Creating a Productive Workspace: A Guide for Renters
Dedicate a Space
Establish a specific spot in your home to become your ‘office.’ Even if it’s a small corner or a converted closet, having a dedicated workspace helps you separate work from leisure, which is even more important for those working from home. If you’re renting a multi-room space, consider repurposing a bedroom or dining area.
Invest in Ergonomics
Just because you’re working from home, it doesn’t mean you should compromise on comfort. Invest in an ergonomic chair and desk that will reduce back pain. Ensure your computer screen is at eye level to prevent eye strain.
Encourage Natural Lighting
Choose a spot with plenty of natural light. This is not only beneficial for your eyes but also elevates your mood and increases productivity. If natural light isn’t an option, invest in artificial lighting that mimics daylight.
For those living with roommates or in busy neighborhoods, noise-canceling headphones or other soundproofing solutions can be a lifesaver. Alternatively, consider setting up some ground rules with those you live with.
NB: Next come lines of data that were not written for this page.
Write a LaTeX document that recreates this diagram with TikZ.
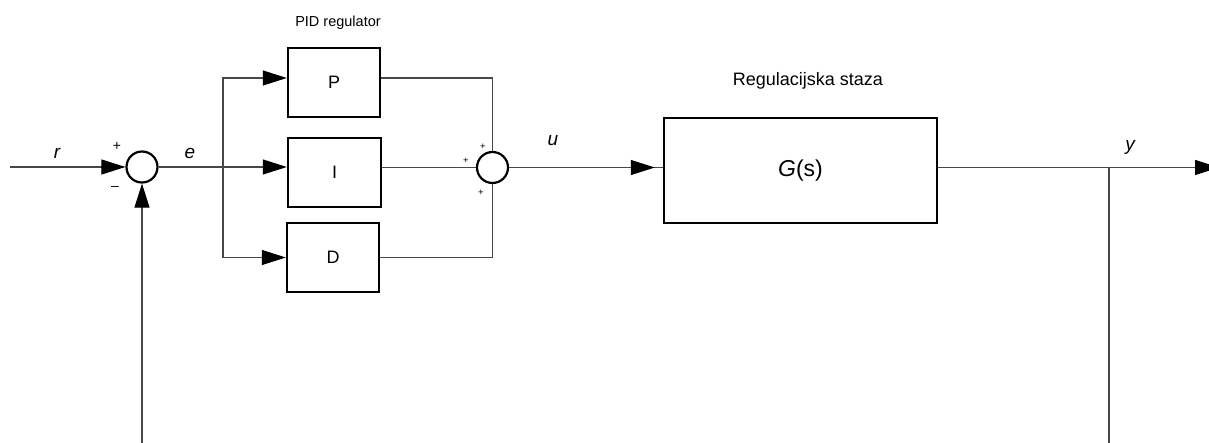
\documentclass[tikz,border=0pt]{standalone}
\usepackage{fontspec}
\setmainfont{Liberation Sans}
\usetikzlibrary{arrows.meta}
\begin{document}
\begin{tikzpicture}[x=1pt,y=-1pt,
  conn/.style={line width=1.1pt, draw=black!72},
  arr/.style={conn, arrows={-{Triangle[length=24pt,width=15pt,color=black]}}},
  blk/.style={draw=black, line width=2.4pt, rectangle, inner sep=0pt},
  sumc/.style={draw=black, line width=2.2pt, circle, minimum size=31pt, inner sep=0pt},
  lbl/.style={inner sep=0pt, font=\fontsize{19}{19}\selectfont\itshape},
  sgn/.style={inner sep=0pt, font=\fontsize{14}{14}\selectfont},
  ssgn/.style={inner sep=0pt, font=\fontsize{9.5}{9.5}\selectfont},
  blktxt/.style={font=\fontsize{18}{18}\selectfont}]
\useasboundingbox (0,0) rectangle (1209,443);
\clip (0,0) rectangle (1209,443);
\fill[white] (0,0) rectangle (1209,443);

% blocks
\node[sumc] (sum1) at (142,167) {};
\node[blk, blktxt, minimum width=92pt, minimum height=69pt] (P) at (334,82.5) {P};
\node[blk, blktxt, minimum width=93pt, minimum height=69pt] (I) at (334.5,172.5) {I};
\node[blk, blktxt, minimum width=92pt, minimum height=69pt] (D) at (333,257.5) {D};
\node[sumc] (sum2) at (492.5,167.5) {};
\node[blk, minimum width=273pt, minimum height=105pt, font=\fontsize{23}{23}\selectfont] (G) at (800.5,170.5) {\textit{G}(s)};

% coordinates
\coordinate (rin) at (10,167);
\coordinate (br) at (223,167);
\coordinate (fb) at (142,450);
\coordinate (ybr) at (1109,167.5);
\coordinate (ybot) at (1109,450);
\coordinate (yout) at (1219,167.5);

% connectors
\draw[arr] (rin) -- (sum1.west);
\draw[arr] (fb) -- (sum1.south);
\draw[arr] (sum1.east) -- (sum1 -| I.west);
\draw[arr] (br) |- ([yshift=4.5pt]P.west);
\draw[arr] (br) |- (D.west);
\draw[conn] ([yshift=4.5pt]P.east) -| (sum2.north);
\draw[conn] (D.east) -| (sum2.south);
\draw[conn] (I.east |- sum2) -- (sum2.west);
\draw[conn] (sum2.east) -- (sum2 -| G.west);
\draw[arr] (sum2.east) -- ([xshift=-8pt]sum2 -| G.west);
\draw[arr] (G.east |- sum2) -- (yout);
\draw[conn] (ybr) -- (ybot);

% labels
\node[lbl] (lr) at (57,153) {r};
\node[lbl] (le) at (190,153) {e};
\node[lbl] (lu) at (553,141) {u};
\node[lbl] (ly) at (1130,147) {y};
\node[sgn] (p1) at (117,146) {+};
\node[sgn] (m1) at (115,188) {–};
\node[ssgn] (p2) at (466,161) {+};
\node[ssgn] (p3) at (483,147) {+};
\node[ssgn] (p4) at (481,193) {+};
\node[inner sep=0pt, font=\fontsize{14.5}{14.5}\selectfont] (pid) at (338,23) {PID regulator};
\node[inner sep=0pt, font=\fontsize{18}{18}\selectfont] (rs) at (808,81) {Regulacijska staza};
\end{tikzpicture}
\end{document}
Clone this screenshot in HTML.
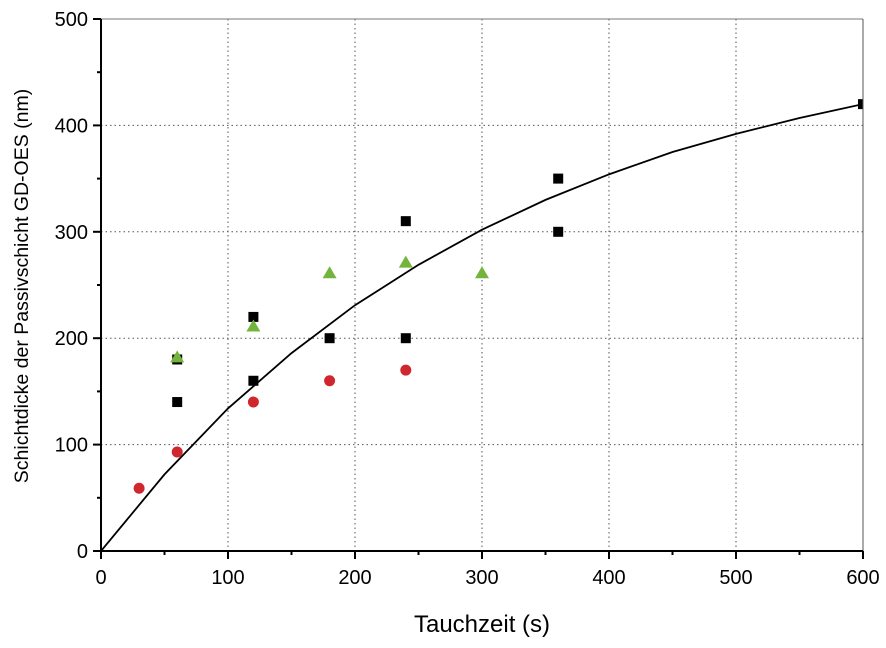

If you have roommates, make sure they have a sense of your working hours so they know not to disturb you. This is especially important if you’re a freelancer who doesn’t follow the typical work day.
A clutter-free workspace leads to a clutter-free mind. Utilize storage solutions, cable organizers, and digital tools to keep your workspace tidy. Desk organizers are a great way to keep all your stationery in one place, from notebooks and pens to post-it notes.
One of the perks of working from home is the freedom to design a workspace that inspires you. Add plants, artwork, posters, or anything else that sparks joy and creativity.
One of the main challenges of working from home is the temptation to overwork. Set clear work hours, switch off your computer, and ignore your work notifications once you’ve finished for the day. Creating a ritual, like a short post-work walk, can signal the end of your working day.
Working remotely can sometimes feel isolating. Schedule regular check-ins with colleagues, use video conferencing tools, and engage in virtual team-building activities.
While remote working presents its own challenges, especially for renters, it also offers a range of opportunities for a better work-life balance and productivity. By designing and maintaining a workspace at home, renters can not only mitigate potential pitfalls but also harness the numerous advantages that come with this mode of work.
Remember, with the right strategies and mindset, any space, whether a high-rise apartment in a bustling city or a quaint cottage, can be transformed into a productivity powerhouse.